** Start **
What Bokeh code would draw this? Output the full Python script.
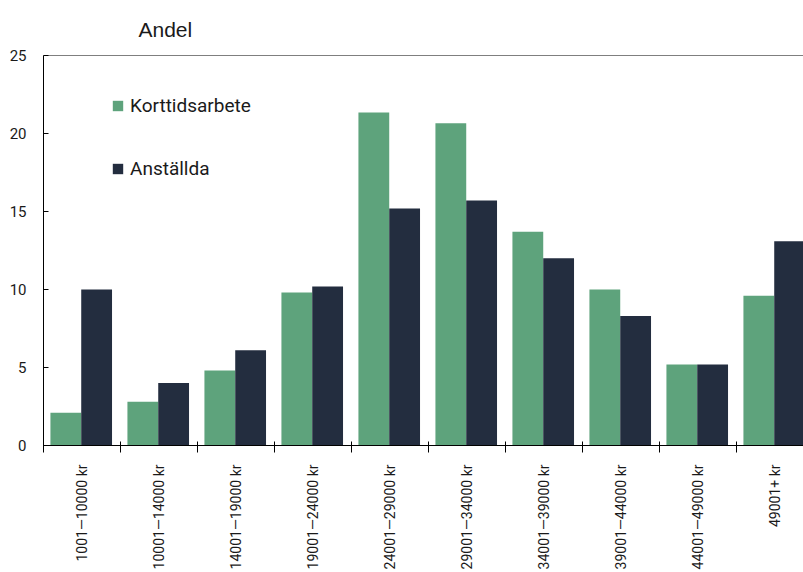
import math
from bokeh.plotting import figure
from bokeh.models import Range1d, LinearAxis, FixedTicker, Legend, LegendItem, ColumnDataSource, Span
from bokeh.embed import file_html
from bokeh.resources import INLINE

categories = ["1001—10000 kr", "10001—14000 kr", "14001—19000 kr", "19001—24000 kr",
              "24001—29000 kr", "29001—34000 kr", "34001—39000 kr", "39001—44000 kr",
              "44001—49000 kr", "49001+ kr"]
korttidsarbete = [2.1, 2.8, 4.8, 9.8, 21.35, 20.65, 13.7, 10.0, 5.2, 9.6]
anstallda = [10.0, 4.0, 6.1, 10.2, 15.2, 15.7, 12.0, 8.3, 5.2, 13.1]
y_ticks = [0, 5, 10, 15, 20, 25]
y_title = "Andel"

GREEN = "#5EA37C"
NAVY = "#232D3F"
TXT = "#1a1a1a"
NARROW = "Roboto"

idx = list(range(len(categories)))
src = ColumnDataSource(dict(
    xg=[i + 0.29 for i in idx],
    xa=[i + 0.69 for i in idx],
    k=korttidsarbete,
    a=anstallda,
))

p = figure(width=803, height=572, x_range=Range1d(0, 760 / 77), y_range=Range1d(0, 25),
           output_backend="svg", toolbar_location=None, x_axis_type=None, y_axis_type=None,
           min_border_left=43, min_border_right=0, min_border_top=55, min_border_bottom=126)
p.outline_line_color = None
p.xgrid.visible = False
p.ygrid.visible = False
p.background_fill_color = "white"
p.border_fill_color = "white"

rg = p.vbar(x="xg", top="k", width=0.40, bottom=0, source=src, fill_color=GREEN, line_color=None)
ra = p.vbar(x="xa", top="a", width=0.40, bottom=0, source=src, fill_color=NAVY, line_color=None)

# y axis
yax = LinearAxis(ticker=FixedTicker(ticks=y_ticks))
yax.major_tick_in = 5
yax.major_tick_out = 0
yax.minor_tick_line_color = None
yax.axis_line_color = "black"
yax.major_tick_line_color = "black"
yax.major_label_text_font = NARROW
yax.major_label_text_font_size = "15px"
yax.major_label_text_color = TXT
yax.major_label_standoff = 17
p.add_layout(yax, "left")

# x axis
xax = LinearAxis(ticker=FixedTicker(ticks=[i + 0.5 for i in idx], minor_ticks=idx + [len(idx)]))
xax.major_label_overrides = {i + 0.5: c for i, c in zip(idx, categories)}
xax.major_tick_in = 0
xax.major_tick_out = 0
xax.minor_tick_in = 4
xax.minor_tick_out = 7
xax.minor_tick_line_color = "black"
xax.axis_line_color = "black"
xax.major_label_orientation = math.pi / 2
xax.major_label_text_font = NARROW
xax.major_label_text_font_size = "14px"
xax.major_label_text_color = TXT
xax.major_label_standoff = 12
p.add_layout(xax, "below")

# top line
p.add_layout(Span(location=25, dimension="width", line_color="black", line_width=1))

p.title.text = y_title
p.title.text_font = "Liberation Sans"
p.title.text_font_size = "21px"
p.title.text_font_style = "normal"
p.title.text_color = TXT
p.title.align = "left"
p.title.offset = 95
p.title.standoff = 30

legend = Legend(items=[LegendItem(label="Korttidsarbete", renderers=[rg]),
                       LegendItem(label="Anställda", renderers=[ra])],
                location=(68, 265))
legend.glyph_width = 13
legend.glyph_height = 13
legend.label_text_font = NARROW
legend.label_text_font_size = "19px"
legend.label_text_color = TXT
legend.label_standoff = 6
legend.spacing = 40
legend.padding = 0
legend.margin = 0
legend.border_line_alpha = 0
legend.background_fill_alpha = 0
p.add_layout(legend)

open("out.html", "w").write(file_html(p, INLINE))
** End **
#### Your goal:
Repeat the listing above exactly from its first line to the line containing "source=src, fill_color=NAVY, line_color=None)", both included, and omit the pictures.

#### Answer for the task:
What Bokeh code would draw this? Output the full Python script.
import math
from bokeh.plotting import figure
from bokeh.models import Range1d, LinearAxis, FixedTicker, Legend, LegendItem, ColumnDataSource, Span
from bokeh.embed import file_html
from bokeh.resources import INLINE

categories = ["1001—10000 kr", "10001—14000 kr", "14001—19000 kr", "19001—24000 kr",
              "24001—29000 kr", "29001—34000 kr", "34001—39000 kr", "39001—44000 kr",
              "44001—49000 kr", "49001+ kr"]
korttidsarbete = [2.1, 2.8, 4.8, 9.8, 21.35, 20.65, 13.7, 10.0, 5.2, 9.6]
anstallda = [10.0, 4.0, 6.1, 10.2, 15.2, 15.7, 12.0, 8.3, 5.2, 13.1]
y_ticks = [0, 5, 10, 15, 20, 25]
y_title = "Andel"

GREEN = "#5EA37C"
NAVY = "#232D3F"
TXT = "#1a1a1a"
NARROW = "Roboto"

idx = list(range(len(categories)))
src = ColumnDataSource(dict(
    xg=[i + 0.29 for i in idx],
    xa=[i + 0.69 for i in idx],
    k=korttidsarbete,
    a=anstallda,
))

p = figure(width=803, height=572, x_range=Range1d(0, 760 / 77), y_range=Range1d(0, 25),
           output_backend="svg", toolbar_location=None, x_axis_type=None, y_axis_type=None,
           min_border_left=43, min_border_right=0, min_border_top=55, min_border_bottom=126)
p.outline_line_color = None
p.xgrid.visible = False
p.ygrid.visible = False
p.background_fill_color = "white"
p.border_fill_color = "white"

rg = p.vbar(x="xg", top="k", width=0.40, bottom=0, source=src, fill_color=GREEN, line_color=None)
ra = p.vbar(x="xa", top="a", width=0.40, bottom=0, source=src, fill_color=NAVY, line_color=None)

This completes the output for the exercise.